Every once in a while, a situation arises when you need instant credibility about your expertise on some subject. For instance, say you’re about to jump out of a plane tandem to an experienced parachuting instructor: (and by the way, you’re scared out of your mind):
“Don’t worry,” he says, “I’ve done this a lot!”
“Oh,” you stutter, “Okaaaaaaaaayyyyyyy…….” (That’s you being pulled out of a plane.)
You need to trust the tandem skydiver, right? So he tells you how often he does it: “…a lot,” that is. And you believe him because he’s done it before. To you, he’s now credible on some level. (Of course it doesn’t matter, anyway, because you just jumped out of a plane.) Kids are experts at this. The problem is, kids are convincing and they over-exaggerate. Here’s a scenario: Two kids are swinging on a swing set. One turns to the other and says, “You should flip backwards out of the swing when it’s all the way forward. It’s easy. I’ve done it a million times.” A million times, huh? If that’s not an expert, I don’t know what is. The other problem is, kids believe it. Kids believe almost anything that other credible kids say.
“Let’s climb on top of that slide and jump off the side. There’s gravel down there. Trust me, I’ve done it a million times.”
“Let’s ride this pillow down this steep flight of stairs. Don’t be scared. I’ve done it a million times!”
“Hey! Eat this mud pie. Don’t mind those bugs. I’ve done it a million times. It’s safe.”
But this doesn’t translate into adulthood. A million occurrences of anything is absurd. So what we do to convey our expertise on something now is to make a more logical proclamation of experience, like a “hundred times” or “a thousand.” Adults, however, are keen to even these more logical projections.
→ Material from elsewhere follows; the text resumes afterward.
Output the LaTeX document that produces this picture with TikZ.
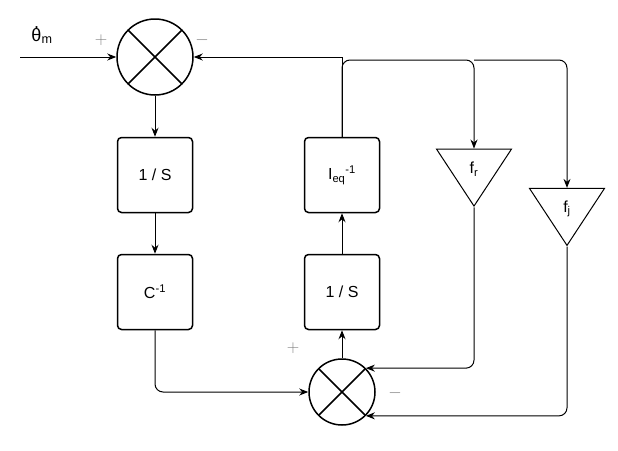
\documentclass[tikz,border=0pt]{standalone}
\usepackage{fontspec}
\setmainfont{Liberation Sans}
\usetikzlibrary{arrows.meta,shapes.geometric,calc}

\begin{document}
\begin{tikzpicture}[
  x=1pt, y=-1pt,
  > = {Stealth[length=9pt,width=7pt]},
  line width=1pt,
  blk/.style = {rectangle, draw, rounded corners=4pt, minimum size=75pt,
                inner sep=0pt, font=\fontsize{16}{18}\selectfont, line width=1.5pt},
  sum/.style = {circle, draw, minimum size=#1, inner sep=0pt, line width=1.5pt,
                path picture={\draw[line width=1.5pt]
                  (path picture bounding box.south west) -- (path picture bounding box.north east)
                  (path picture bounding box.north west) -- (path picture bounding box.south east);}},
  gain/.style = {isosceles triangle, draw, shape border rotate=-90,
                 isosceles triangle stretches=true, minimum width=75pt,
                 minimum height=57pt, inner sep=0pt, line width=1pt,
                 font=\fontsize{16}{18}\selectfont},
  sgn/.style = {text=gray, font=\fontsize{18}{18}\selectfont}
]
\useasboundingbox (0,0) rectangle (618,450);

% ───────── left column ─────────
\node[sum=76pt] (s1) at (155,57) {};
\node[blk] (int1) at (155,175) {1 / S};
\node[blk] (cinv) at (155,292) {C\textsuperscript{-1}};

% ───────── middle column ─────────
\node[sum=66pt] (s2) at (342,392) {};
\node[blk] (int2) at (342,292) {1 / S};
\node[blk] (ieq)  at (342,175) {I\textsubscript{eq}\textsuperscript{-1}};

% ───────── gains ─────────
\node[gain] (fr) at (474,169) {f\textsubscript{r}};
\node[gain] (fj) at (567,209) {f\textsubscript{j}};

% ───────── labels ─────────
\coordinate (in) at (20,57);
\node[font=\fontsize{18}{18}\selectfont, inner sep=1pt] (th) at (42,36)
  {\ooalign{θ\cr\hidewidth\raisebox{0.72em}{.}\hidewidth\cr}\textsubscript{m}};
\node[sgn] at (101,40) {$+$};
\node[sgn] at (202,40) {$-$};
\node[sgn] at (293,348) {$+$};
\node[sgn] at (395,393) {$-$};

% ───────── arrows ──────────
\draw[->] (in) -- (s1);
\draw[->] (s1) -- (int1);
\draw[->] (int1) -- (cinv);
\draw[->, rounded corners=8pt] (cinv.south) |- (s2.west);
\draw[->] (s2) -- (int2);
\draw[->] (int2) -- (ieq);
\draw[->] (ieq.north) |- (s1.east);
\draw[->, rounded corners=8pt] (ieq.north) |- (474,60) -- ($(fr.left corner)!0.5!(fr.right corner)$);
\draw[->, rounded corners=8pt] (474,60) -| ($(fj.left corner)!0.5!(fj.right corner)$);
\draw[->, rounded corners=8pt] (fr.apex) |- (s2.45);
\draw[->, rounded corners=8pt] (fj.apex) |- (s2.-45);

\end{tikzpicture}
\end{document}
So how do you fool adults in to believing you when you need it? Your coworker needs you to help them fill out some form. You say, “Sure. I’ve done it countless times.”
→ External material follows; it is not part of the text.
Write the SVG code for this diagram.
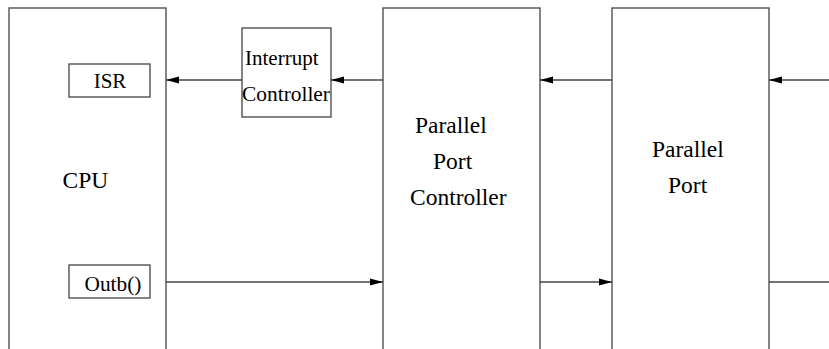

“Countless” is perfect. Who can question countless? No one. Either you’ve filled out that form so many times, you’ve actually lost count or it’s such a menial task that you don’t bother counting because you’ve done it so many times! Bingo! Next time you need someone to believe you, throw down a “countless. ‘ Even adults don’t know how to react.
Trust me, I’ve done it a million times!